Now comes Santorum, whose recent remarks comparing homosexuality to bestiality and other social ills run smack into this rift. Certainly Santorum's views resonated with a significant power bloc within the White House -- particularly its legal wing, headed by Solicitor General Ted Olson (as well as the judicial wing headed by Antonin Scalia), whose own legal philosophies rather neatly (and ominouosly) align with Santorum's thinking, such as it is. Most of all, it strikes a chord with the fundamentalist bloc both inside and outside the White House.

However, the controversy undercuts the national electoral strategy on which Rove seems to have embarked, trying to appeal to suburban voters whose fiscal conservatism is often overwhelmed by the sheer repugnance of the Republican party's agenda. This is the purpose of the Bush team's attempts to build an image as racially inclusive -- not so much to attract black voters, but to win the confidence of fence-sitting white voters. It's also clear that Rove intends to bank on an increasing passivity on the part of Democrats when it comes to capitalizing on such clear-cut atrocities as the Lott and Santorum matters.

This shift in GOP strategy is in most regards a good thing; the more that extremist positions are marginalized within the GOP -- which has unfortunately tended to pander to such voting blocs in the recent past -- the more they are marginalized in the population at large. But so far there is no indication that recent Republican attempts to cast off their Cro-Magnon image and assert their "inclusiveness" are anything more than cosmetic; witness the ongoing defense of Santorum, or the fact that Lott maintains considerable power in the Senate as chair of the Senate Rules and Administration Committee. More to the point, there is little likelihood that the radical unilateralism of the Bush Doctrine, which in its utter contempt for both the United Nations and international law resonates deeply with a large segment of right-wing extremists, will be anything but ascendant in Washington for the foreseeable future.

Thus we get potentially the worst of both worlds: a dominant GOP that continues to attract and empower extremists even as it effectively markets itself to the broader mainstream as having purged itself of such elements. This is only made possible by two things: 1) a compliant press that functions more as a propaganda organ for the White House than as a civic-minded watchdog; and 2) a passive Democratic party that is reluctant to attract the wrath of the right-wing propaganda machine by confronting the Cro-Magnons who continue to run the show for the Republicans in the House and Senate.

The latter is especially important to the current dynamic. This passivity represents a mind-boggling level of ineptitude, because the breach exposed by this rift in the direction of the GOP is essential to Democrats' own long-term hopes to return to power.

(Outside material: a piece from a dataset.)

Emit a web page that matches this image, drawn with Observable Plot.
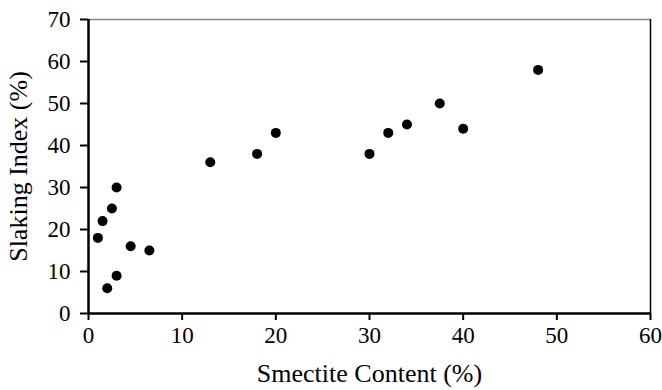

Hunkering down is a foolish option.

The GOP hopes to tone down its image as hospitable to extremists even as its extremist elements rise in actual power. Democrats should be leaping aggressively into this breach, demanding the removal of people like Santorum and Rep. Howard Coble as unfit for leadership positions in a party that touts itself as "inclusive." And it should be vigorously pursuing a legislative agenda that promotes issues which confront the breach in the Republican shift, particularly abortion, race, hate crimes and gay rights.

This latter -- which clearly is the flashpoint in the Santorum matter -- is one of the most significant, especially since Democrats' clear reluctance (aside from Howard Dean, who continues to give me reasons to vote for him) to leap into the Santorum fray is indicative of the miserable short-sightedness of the party generally. Democrats are afraid of being branded too "gay friendly" by the conservative Wurlitzer, and thus back off from a prime opportunity to cut the GOP off at the knees.

What Democrats fail to comprehend is something that the Republicans are implicitly admitting by their recent efforts to appear more "inclusive" of such former targets as homosexuals: the gay-bashing rhetoric so favored by conservatives in the '80s and '90s, particularly in service of the fundamentalist right, has backfired. It is no longer deemed acceptable behavior by all those soccer moms who Karl Rove wants on the Republican rolls.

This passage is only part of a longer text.